* Start ITEMS *

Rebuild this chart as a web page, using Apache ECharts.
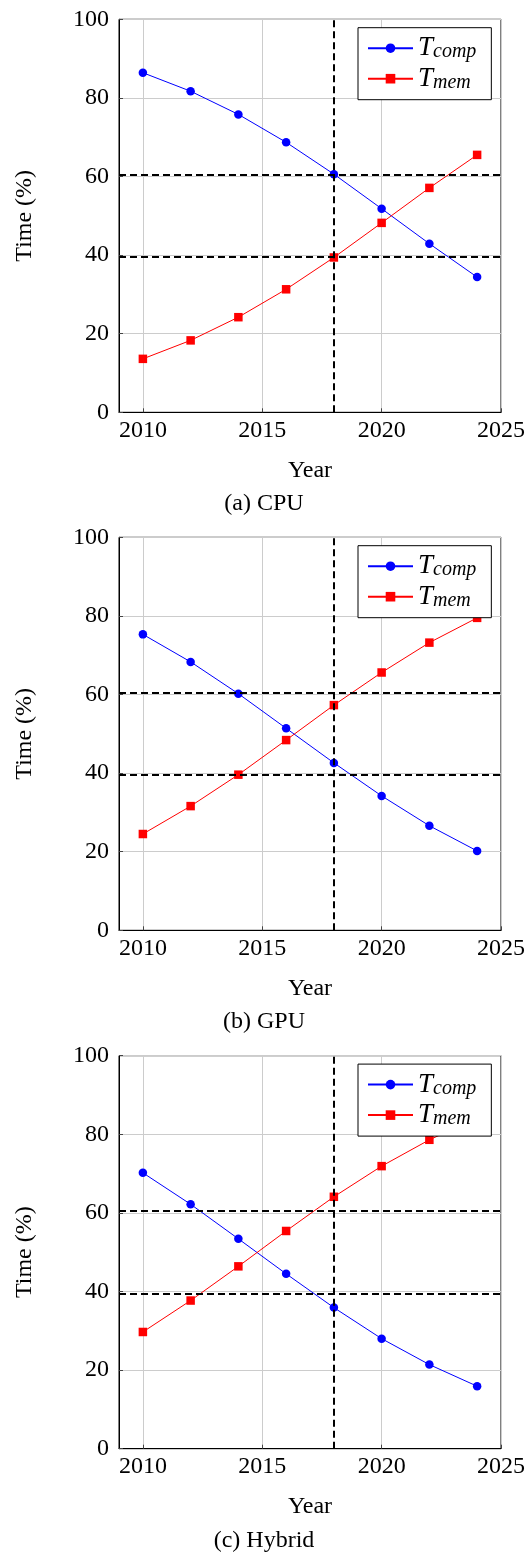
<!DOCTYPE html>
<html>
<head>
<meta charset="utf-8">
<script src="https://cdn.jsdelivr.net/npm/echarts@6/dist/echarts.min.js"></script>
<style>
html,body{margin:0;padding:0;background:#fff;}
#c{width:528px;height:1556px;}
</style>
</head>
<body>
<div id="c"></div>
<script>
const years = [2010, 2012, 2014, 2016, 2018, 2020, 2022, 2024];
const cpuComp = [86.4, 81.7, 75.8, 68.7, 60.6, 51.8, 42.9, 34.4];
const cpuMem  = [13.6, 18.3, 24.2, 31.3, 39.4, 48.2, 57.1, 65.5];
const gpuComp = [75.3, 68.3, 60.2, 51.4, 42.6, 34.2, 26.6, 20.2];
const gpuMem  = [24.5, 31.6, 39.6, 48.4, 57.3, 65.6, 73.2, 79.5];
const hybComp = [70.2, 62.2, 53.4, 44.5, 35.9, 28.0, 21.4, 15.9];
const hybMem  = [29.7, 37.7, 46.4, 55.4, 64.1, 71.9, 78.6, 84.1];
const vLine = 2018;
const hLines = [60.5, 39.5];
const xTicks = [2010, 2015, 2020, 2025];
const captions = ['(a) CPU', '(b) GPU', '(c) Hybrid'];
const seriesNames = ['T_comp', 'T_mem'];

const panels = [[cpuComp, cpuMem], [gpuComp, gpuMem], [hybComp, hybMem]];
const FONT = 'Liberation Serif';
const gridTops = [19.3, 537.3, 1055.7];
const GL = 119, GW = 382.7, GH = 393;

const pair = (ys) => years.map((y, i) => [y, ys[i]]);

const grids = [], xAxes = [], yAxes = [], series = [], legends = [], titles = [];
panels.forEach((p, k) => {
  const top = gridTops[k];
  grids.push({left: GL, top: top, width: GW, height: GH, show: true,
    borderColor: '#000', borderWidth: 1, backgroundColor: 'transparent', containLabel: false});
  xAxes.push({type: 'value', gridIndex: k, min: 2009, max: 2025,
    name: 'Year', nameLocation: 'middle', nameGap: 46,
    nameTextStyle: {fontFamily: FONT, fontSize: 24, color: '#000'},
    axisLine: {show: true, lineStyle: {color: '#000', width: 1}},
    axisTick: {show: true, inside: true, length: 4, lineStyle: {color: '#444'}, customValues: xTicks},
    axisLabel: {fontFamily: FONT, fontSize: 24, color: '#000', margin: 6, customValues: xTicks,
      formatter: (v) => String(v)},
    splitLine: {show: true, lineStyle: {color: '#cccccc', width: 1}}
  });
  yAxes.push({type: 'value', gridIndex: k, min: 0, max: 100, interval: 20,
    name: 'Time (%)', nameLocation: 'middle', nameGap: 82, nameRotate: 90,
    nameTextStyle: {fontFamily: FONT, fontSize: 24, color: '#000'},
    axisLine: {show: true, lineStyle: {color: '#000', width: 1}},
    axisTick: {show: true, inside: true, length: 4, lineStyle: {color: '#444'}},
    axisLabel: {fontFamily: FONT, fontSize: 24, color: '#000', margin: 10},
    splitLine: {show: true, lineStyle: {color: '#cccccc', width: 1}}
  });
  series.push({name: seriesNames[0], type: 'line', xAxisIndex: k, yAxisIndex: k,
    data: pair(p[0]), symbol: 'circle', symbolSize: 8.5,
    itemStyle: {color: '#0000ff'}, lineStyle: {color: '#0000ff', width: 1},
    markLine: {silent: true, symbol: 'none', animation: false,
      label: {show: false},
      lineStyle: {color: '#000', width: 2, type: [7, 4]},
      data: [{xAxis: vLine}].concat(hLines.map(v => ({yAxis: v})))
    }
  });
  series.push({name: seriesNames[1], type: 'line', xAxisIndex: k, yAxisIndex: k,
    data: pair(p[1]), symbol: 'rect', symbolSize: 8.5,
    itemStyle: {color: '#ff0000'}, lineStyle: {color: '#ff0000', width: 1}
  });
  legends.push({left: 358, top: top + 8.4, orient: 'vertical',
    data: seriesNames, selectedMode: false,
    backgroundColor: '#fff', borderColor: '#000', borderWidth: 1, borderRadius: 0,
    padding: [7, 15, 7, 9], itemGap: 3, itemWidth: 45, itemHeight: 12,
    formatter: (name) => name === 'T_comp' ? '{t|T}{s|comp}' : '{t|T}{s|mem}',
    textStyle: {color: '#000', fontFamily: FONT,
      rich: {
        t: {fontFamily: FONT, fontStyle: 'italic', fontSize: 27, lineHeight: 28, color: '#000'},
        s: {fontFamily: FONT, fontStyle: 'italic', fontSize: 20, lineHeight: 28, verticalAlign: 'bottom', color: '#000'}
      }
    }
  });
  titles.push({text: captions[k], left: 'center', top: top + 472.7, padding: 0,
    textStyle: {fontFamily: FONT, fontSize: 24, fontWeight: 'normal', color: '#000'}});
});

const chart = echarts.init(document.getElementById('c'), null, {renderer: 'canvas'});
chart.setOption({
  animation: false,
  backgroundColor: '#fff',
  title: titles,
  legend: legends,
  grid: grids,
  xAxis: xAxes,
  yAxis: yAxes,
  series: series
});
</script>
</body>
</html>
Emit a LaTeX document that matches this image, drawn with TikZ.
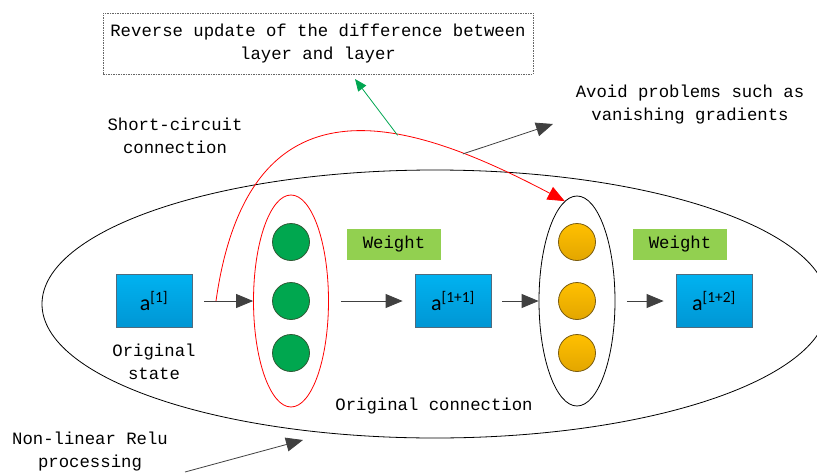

* End ITEMS *

EXERCISE DESCRIPTION → Everything from the top line of the data down to and including the line with "const pair = (ys)" is to be copied, except the pictures.

FINISHED EXERCISE →
Rebuild this chart as a web page, using Apache ECharts.
<!DOCTYPE html>
<html>
<head>
<meta charset="utf-8">
<script src="https://cdn.jsdelivr.net/npm/echarts@6/dist/echarts.min.js"></script>
<style>
html,body{margin:0;padding:0;background:#fff;}
#c{width:528px;height:1556px;}
</style>
</head>
<body>
<div id="c"></div>
<script>
const years = [2010, 2012, 2014, 2016, 2018, 2020, 2022, 2024];
const cpuComp = [86.4, 81.7, 75.8, 68.7, 60.6, 51.8, 42.9, 34.4];
const cpuMem  = [13.6, 18.3, 24.2, 31.3, 39.4, 48.2, 57.1, 65.5];
const gpuComp = [75.3, 68.3, 60.2, 51.4, 42.6, 34.2, 26.6, 20.2];
const gpuMem  = [24.5, 31.6, 39.6, 48.4, 57.3, 65.6, 73.2, 79.5];
const hybComp = [70.2, 62.2, 53.4, 44.5, 35.9, 28.0, 21.4, 15.9];
const hybMem  = [29.7, 37.7, 46.4, 55.4, 64.1, 71.9, 78.6, 84.1];
const vLine = 2018;
const hLines = [60.5, 39.5];
const xTicks = [2010, 2015, 2020, 2025];
const captions = ['(a) CPU', '(b) GPU', '(c) Hybrid'];
const seriesNames = ['T_comp', 'T_mem'];

const panels = [[cpuComp, cpuMem], [gpuComp, gpuMem], [hybComp, hybMem]];
const FONT = 'Liberation Serif';
const gridTops = [19.3, 537.3, 1055.7];
const GL = 119, GW = 382.7, GH = 393;

const pair = (ys) => years.map((y, i) => [y, ys[i]]);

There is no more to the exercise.